- _Brief_
Show every line containing "matplotlib" by copying it.

[Source code of charts]
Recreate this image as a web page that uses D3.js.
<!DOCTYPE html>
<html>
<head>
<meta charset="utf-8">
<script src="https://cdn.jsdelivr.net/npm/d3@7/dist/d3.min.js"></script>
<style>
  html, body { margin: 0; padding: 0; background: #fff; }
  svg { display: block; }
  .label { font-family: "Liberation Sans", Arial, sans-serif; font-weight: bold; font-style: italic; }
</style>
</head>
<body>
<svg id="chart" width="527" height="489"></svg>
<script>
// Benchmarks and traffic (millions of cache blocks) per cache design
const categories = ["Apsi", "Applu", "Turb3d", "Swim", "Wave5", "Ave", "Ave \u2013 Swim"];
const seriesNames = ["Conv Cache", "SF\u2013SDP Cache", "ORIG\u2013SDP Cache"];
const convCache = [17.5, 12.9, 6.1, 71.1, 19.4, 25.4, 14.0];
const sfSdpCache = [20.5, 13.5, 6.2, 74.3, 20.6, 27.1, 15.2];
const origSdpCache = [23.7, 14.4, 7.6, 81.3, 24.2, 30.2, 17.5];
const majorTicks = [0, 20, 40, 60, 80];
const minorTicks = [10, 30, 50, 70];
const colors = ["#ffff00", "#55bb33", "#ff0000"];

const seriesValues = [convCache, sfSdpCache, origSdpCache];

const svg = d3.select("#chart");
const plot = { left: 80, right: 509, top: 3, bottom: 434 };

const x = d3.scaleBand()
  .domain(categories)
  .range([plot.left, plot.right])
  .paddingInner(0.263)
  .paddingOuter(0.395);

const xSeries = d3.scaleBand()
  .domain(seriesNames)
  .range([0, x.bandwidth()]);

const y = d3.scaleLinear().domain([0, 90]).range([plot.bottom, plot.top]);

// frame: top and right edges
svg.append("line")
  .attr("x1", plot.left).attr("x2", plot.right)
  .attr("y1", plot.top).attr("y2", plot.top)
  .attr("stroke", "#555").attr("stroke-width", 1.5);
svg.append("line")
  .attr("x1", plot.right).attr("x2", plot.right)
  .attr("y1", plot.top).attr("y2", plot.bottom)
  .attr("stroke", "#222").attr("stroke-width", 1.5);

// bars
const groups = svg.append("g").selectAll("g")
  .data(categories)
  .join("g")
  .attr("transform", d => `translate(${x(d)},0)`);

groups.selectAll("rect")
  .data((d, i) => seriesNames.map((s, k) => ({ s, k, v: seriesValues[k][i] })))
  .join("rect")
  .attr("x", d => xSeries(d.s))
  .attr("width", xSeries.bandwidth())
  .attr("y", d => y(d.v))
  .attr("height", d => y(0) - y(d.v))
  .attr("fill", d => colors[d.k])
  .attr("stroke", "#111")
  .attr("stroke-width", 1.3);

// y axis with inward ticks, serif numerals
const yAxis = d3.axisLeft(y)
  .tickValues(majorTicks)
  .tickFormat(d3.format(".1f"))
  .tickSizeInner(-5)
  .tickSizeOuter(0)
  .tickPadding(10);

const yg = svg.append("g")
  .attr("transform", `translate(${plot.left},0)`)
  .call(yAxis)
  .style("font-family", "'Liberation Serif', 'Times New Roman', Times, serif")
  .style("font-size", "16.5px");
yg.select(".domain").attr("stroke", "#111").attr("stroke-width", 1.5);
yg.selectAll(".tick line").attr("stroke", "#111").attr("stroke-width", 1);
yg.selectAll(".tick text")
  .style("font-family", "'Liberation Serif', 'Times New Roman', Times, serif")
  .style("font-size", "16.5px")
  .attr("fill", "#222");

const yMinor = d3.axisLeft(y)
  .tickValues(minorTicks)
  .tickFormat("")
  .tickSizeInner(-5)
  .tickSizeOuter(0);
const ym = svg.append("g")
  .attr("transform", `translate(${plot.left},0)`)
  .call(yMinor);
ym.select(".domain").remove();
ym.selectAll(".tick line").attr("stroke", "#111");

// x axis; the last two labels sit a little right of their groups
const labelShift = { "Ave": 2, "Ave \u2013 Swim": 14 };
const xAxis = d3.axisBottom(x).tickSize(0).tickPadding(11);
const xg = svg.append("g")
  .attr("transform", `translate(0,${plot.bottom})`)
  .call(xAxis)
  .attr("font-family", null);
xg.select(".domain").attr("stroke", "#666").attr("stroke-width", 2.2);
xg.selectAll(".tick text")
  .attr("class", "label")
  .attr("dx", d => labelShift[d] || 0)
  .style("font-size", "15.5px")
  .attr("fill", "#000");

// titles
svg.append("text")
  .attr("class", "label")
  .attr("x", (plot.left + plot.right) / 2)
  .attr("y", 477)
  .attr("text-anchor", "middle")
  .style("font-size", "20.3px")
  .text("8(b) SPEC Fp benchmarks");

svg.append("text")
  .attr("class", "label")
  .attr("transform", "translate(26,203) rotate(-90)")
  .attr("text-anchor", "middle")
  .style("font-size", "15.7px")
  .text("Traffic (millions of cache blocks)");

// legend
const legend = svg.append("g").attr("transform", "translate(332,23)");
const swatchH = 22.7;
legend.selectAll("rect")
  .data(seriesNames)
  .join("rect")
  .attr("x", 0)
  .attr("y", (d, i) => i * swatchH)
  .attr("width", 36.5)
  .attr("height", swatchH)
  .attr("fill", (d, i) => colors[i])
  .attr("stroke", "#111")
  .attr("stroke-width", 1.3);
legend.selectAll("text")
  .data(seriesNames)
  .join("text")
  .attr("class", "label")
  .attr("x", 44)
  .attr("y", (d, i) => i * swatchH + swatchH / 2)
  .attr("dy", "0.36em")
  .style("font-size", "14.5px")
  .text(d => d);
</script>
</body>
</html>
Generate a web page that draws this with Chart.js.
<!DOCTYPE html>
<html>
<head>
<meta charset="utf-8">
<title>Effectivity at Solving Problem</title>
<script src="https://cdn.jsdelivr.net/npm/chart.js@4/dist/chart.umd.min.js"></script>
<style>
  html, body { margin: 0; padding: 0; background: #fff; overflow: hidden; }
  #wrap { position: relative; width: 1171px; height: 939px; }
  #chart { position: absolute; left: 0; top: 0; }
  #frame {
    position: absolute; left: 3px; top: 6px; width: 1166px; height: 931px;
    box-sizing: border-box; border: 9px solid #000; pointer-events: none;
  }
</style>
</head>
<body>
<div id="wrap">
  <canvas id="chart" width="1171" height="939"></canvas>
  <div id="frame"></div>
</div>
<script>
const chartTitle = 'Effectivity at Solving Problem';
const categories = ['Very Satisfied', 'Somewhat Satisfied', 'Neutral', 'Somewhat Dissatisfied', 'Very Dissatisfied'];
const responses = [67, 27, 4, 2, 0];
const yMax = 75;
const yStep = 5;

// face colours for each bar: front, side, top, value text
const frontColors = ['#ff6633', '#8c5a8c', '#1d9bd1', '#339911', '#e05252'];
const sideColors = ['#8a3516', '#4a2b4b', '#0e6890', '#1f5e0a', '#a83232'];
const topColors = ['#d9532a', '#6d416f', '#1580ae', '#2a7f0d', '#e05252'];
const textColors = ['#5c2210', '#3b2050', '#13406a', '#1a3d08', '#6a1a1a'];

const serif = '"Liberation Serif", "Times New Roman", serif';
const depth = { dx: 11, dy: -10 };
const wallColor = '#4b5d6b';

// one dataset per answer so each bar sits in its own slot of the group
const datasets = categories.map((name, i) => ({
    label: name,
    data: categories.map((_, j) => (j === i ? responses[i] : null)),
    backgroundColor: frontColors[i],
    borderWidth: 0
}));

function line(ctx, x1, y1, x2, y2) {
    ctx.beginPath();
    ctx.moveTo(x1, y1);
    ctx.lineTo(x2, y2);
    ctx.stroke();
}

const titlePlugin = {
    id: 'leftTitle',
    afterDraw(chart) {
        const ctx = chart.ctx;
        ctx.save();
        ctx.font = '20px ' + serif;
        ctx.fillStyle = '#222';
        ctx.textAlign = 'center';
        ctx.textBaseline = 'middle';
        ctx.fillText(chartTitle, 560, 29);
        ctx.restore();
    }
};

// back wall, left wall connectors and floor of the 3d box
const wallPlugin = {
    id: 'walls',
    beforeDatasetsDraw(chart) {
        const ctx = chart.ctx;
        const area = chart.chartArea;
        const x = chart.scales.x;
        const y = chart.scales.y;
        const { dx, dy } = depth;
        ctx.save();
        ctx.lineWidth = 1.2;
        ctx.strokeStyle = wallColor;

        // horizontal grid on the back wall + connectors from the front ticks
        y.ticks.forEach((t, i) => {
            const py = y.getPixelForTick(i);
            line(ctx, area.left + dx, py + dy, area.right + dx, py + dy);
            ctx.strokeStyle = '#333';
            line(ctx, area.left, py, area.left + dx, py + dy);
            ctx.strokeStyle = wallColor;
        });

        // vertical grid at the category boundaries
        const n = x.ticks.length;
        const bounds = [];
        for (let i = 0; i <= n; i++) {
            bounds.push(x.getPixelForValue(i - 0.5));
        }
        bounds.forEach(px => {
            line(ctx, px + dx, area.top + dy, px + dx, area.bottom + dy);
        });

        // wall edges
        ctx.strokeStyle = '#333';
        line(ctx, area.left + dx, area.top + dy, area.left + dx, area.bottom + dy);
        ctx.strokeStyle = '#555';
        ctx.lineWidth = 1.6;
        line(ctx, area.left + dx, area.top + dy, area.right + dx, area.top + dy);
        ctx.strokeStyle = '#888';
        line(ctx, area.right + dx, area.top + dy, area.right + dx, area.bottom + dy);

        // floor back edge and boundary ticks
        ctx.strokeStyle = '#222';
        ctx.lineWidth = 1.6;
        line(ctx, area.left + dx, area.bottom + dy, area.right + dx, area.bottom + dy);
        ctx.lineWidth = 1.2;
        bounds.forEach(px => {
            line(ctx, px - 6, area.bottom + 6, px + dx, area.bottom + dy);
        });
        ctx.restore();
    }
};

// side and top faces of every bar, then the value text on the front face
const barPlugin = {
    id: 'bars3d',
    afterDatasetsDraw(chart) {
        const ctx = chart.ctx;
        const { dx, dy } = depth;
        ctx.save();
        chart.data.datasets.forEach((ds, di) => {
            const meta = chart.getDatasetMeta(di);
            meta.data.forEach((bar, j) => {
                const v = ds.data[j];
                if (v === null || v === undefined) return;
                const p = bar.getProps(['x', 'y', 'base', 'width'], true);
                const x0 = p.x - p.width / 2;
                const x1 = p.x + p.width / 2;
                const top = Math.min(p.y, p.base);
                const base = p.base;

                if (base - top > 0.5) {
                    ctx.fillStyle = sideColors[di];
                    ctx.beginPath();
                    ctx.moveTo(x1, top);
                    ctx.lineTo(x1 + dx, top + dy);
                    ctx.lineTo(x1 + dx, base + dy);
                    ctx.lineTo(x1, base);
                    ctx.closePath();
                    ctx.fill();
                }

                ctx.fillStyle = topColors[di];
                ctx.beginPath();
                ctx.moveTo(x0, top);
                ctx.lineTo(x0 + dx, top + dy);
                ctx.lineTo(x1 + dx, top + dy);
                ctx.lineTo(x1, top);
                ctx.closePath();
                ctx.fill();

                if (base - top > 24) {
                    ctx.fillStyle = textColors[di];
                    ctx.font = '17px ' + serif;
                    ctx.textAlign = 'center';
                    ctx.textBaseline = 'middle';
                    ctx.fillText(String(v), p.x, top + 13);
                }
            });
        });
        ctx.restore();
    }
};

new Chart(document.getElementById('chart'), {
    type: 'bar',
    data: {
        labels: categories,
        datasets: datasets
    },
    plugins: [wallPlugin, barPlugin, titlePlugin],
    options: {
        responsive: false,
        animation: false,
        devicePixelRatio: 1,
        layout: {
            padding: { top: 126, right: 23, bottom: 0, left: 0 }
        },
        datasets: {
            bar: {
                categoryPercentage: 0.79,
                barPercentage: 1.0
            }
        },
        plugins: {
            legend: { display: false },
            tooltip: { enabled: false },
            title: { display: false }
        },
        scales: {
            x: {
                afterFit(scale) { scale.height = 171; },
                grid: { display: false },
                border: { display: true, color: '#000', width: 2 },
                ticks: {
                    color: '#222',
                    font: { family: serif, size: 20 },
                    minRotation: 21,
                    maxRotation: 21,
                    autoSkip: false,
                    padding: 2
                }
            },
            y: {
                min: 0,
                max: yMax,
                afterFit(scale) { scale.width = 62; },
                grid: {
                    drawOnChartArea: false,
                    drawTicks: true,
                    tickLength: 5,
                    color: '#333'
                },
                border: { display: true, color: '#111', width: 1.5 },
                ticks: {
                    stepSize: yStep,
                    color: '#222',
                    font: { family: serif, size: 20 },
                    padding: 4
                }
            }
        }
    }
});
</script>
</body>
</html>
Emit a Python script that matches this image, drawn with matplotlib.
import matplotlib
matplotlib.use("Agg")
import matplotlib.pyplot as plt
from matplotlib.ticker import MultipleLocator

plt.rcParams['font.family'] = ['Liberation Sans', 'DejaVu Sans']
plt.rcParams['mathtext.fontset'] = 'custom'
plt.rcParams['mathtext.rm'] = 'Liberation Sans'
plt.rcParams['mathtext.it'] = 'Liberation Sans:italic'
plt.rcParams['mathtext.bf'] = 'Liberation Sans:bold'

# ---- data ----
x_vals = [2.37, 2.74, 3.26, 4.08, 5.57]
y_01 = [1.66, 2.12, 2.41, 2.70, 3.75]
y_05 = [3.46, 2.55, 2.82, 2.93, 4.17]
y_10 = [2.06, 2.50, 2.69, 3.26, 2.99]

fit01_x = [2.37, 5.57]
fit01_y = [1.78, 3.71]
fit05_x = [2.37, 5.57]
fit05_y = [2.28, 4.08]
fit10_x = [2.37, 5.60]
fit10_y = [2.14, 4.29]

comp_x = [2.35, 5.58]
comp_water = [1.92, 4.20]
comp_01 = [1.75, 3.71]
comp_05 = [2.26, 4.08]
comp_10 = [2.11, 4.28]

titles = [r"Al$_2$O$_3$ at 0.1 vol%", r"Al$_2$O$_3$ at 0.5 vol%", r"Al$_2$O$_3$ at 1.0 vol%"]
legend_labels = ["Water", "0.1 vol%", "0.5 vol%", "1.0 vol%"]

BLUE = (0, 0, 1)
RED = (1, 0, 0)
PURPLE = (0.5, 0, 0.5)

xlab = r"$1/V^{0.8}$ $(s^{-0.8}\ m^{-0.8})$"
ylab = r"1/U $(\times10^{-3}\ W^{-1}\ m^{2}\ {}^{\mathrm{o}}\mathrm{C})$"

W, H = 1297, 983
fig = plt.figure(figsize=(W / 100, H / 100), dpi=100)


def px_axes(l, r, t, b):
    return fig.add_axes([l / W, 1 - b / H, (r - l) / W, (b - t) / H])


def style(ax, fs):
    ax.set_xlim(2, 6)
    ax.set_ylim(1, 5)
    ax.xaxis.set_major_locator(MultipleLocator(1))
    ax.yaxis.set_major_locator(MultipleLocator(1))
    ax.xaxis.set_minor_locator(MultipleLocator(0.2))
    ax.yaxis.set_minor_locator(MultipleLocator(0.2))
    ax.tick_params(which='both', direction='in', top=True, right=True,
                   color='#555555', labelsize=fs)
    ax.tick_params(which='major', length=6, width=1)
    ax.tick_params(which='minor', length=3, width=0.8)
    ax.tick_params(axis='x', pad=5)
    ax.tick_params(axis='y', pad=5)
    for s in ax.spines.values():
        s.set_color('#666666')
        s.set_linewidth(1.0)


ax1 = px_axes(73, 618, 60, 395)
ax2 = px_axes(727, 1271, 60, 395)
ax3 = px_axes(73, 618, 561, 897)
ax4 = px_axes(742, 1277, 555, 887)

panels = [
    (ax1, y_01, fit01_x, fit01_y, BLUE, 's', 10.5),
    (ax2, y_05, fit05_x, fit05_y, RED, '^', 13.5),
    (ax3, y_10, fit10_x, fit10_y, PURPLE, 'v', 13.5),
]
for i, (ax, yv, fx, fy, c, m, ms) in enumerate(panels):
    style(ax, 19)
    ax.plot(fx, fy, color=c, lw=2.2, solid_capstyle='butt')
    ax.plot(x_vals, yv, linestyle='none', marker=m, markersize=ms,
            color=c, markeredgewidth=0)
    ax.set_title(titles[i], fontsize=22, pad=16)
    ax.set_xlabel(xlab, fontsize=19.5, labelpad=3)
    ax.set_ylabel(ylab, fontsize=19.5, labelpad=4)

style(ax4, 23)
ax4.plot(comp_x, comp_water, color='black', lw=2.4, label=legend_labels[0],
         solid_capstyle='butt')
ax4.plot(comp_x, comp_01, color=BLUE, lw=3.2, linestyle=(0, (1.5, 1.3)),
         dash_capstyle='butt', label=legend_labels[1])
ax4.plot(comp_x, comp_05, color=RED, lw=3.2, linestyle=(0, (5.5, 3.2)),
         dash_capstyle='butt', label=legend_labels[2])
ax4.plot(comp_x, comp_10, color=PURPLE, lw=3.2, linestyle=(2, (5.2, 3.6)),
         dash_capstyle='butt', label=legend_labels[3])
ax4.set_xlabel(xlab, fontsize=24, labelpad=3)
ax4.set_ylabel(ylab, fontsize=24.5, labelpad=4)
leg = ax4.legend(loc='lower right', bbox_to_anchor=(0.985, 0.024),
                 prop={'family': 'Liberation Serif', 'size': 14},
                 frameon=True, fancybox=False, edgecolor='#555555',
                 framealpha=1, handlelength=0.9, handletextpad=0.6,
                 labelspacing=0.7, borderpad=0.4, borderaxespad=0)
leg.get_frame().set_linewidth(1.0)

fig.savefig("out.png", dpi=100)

- _The result_
Emit a Python script that matches this image, drawn with matplotlib.
import matplotlib
matplotlib.use("Agg")
import matplotlib.pyplot as plt
from matplotlib.ticker import MultipleLocator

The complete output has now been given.